Publisher’s Weekly review (bolded for key concepts):
What does sexy mean today? Levy, smartly expanding on reporting for an article in New York magazine, argues that the term is defined by a pervasive raunch culture wherein women make sex objects of other women and of ourselves. The voracious search for what’s sexy, she writes, has reincarnated a day when Playboy Bunnies (and airbrushed and surgically altered nudity) epitomized female beauty. It has elevated porn above sexual pleasure. Most insidiously, it has usurped the keywords of the women’s movement (liberation, empowerment) to serve as buzzwords for a female sexuality that denies passion (in all its forms) and embraces consumerism. To understand how this happened, Levy examines the women’s movement, identifying the residue of divisive, unresolved issues about women’s relationship to men and sex. The resulting raunch feminism, she writes, is a garbled attempt at continuing the work of the women’s movement and asks, how is resurrecting every stereotype of female sexuality that feminism endeavored to banish good for women? Why is laboring to look like Pamela Anderson empowering? Levy’s insightful reporting and analysis chill the hype of what’s hot. It will create many aha! moments for readers who have been wondering how porn got to be pop and why feminism is such a dirty word.
I plan to get my hands on it within the next few weeks.

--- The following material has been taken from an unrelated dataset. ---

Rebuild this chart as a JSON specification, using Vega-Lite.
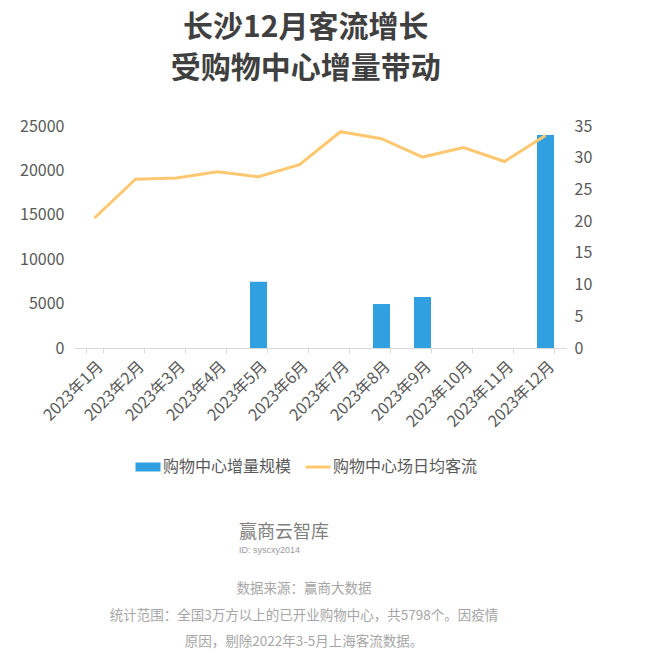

It challenges currently accepted notions of simply not being allowed to question what “women’s empowerment” really is when it comes to sex and culture. Empowerment by form of consumerism and commodification? I certainly wouldn’t call that “liberated”. Does personal rights on pleasure allow us to ignore wide-scale objectification? Does beauty need to get a divorce from capitalism? And do some emulate the “raunchy” attitude because it makes them feel in control and not instead in a position of equality? Instead of seeing this as an attack on sex positivity, I think the likes of social justice/feminist advocates, and even the average reader, should take it to be a necessary and critical evaluation of our own actions, our reliance on consumer culture for human rights issues, and whether or not sexual intimacy has become sexual currency.